Touchscreens these days are pretty static—they are merely slabs of glass that users can tap and that is about it. Sure, there’s technology out there that causes the screen to vibrate, known as haptic feedback, but there is still not much interactivity.
European researchers may have solved that issue with a technology they are dubbing GHOST, short for ‘Generic, Highly-Organic Shape-Changing Interfaces.’ GHOST will enable users to manipulate the shape of a display with their hands, just by tugging at it.
“It’s not only about deforming the shape of the screen, but also the digital object you want to manipulate, maybe even in mid-air,” explains GHOST coordinator Kasper Hornbæk from the University of Copenhagen. “Through ultrasound levitation technology, for example, we can project the display out of the flat screen. And thanks to deformable screens we can plunge our fingers into it.”
The team has already shown off a plethora of prototypes displaying what the technology can do, including pulling out information from a 3D bar chart.
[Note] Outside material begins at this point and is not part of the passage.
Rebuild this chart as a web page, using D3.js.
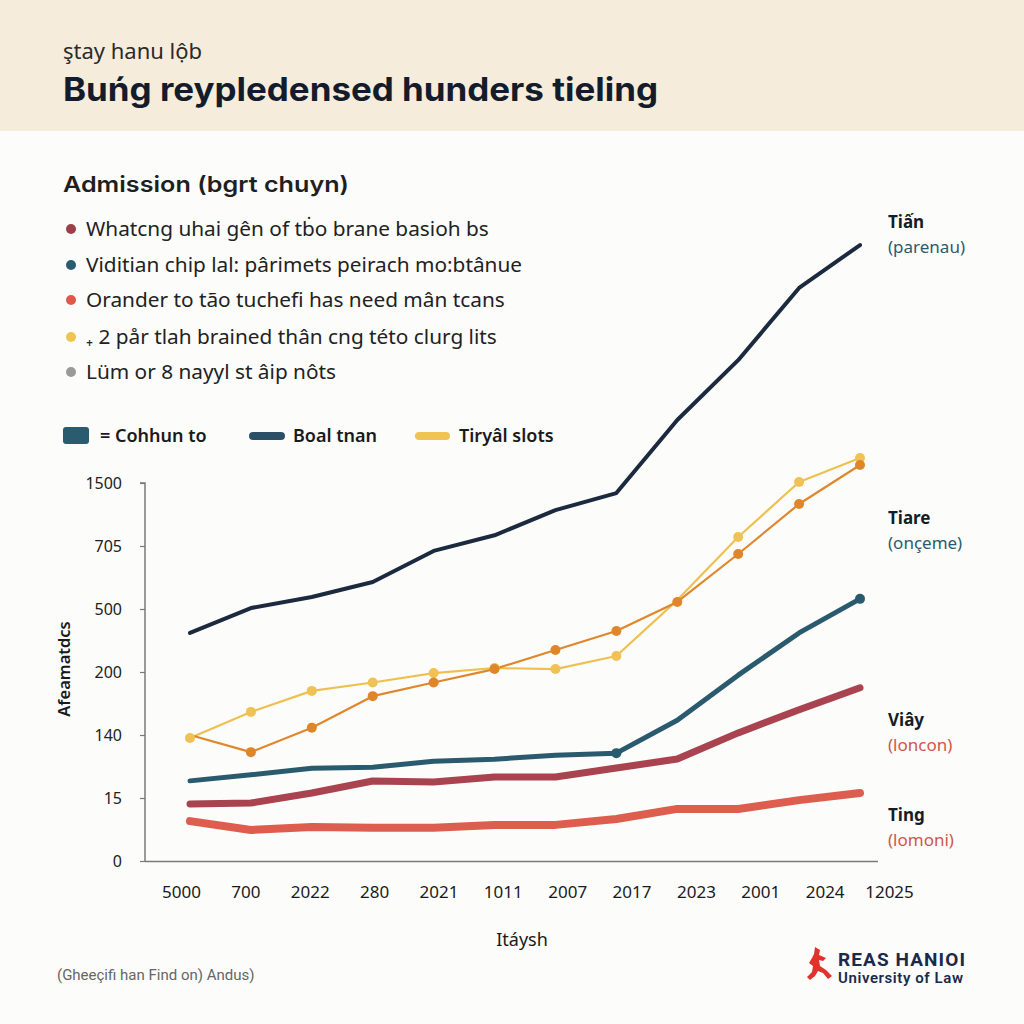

Yes, that’s right. Watch a 3D bar chart emerge from a touchscreen in the video below.
It is not just about 3D objects you can see and touch, however. One spin-off project created by researchers at the University of Bristol uses ultrasound to create feeling in mid-air, even when nothing is present. This concept is being dubbed ‘UltraHaptics‘ and has already attracted seed funding, as well as 12 employees.
“Displays which change shape as you are using them are probably only five years off now,” says Hornbæk. “This will have all sorts of implications for the future, from everyday interaction with mobile phones to learning with computers and design work.”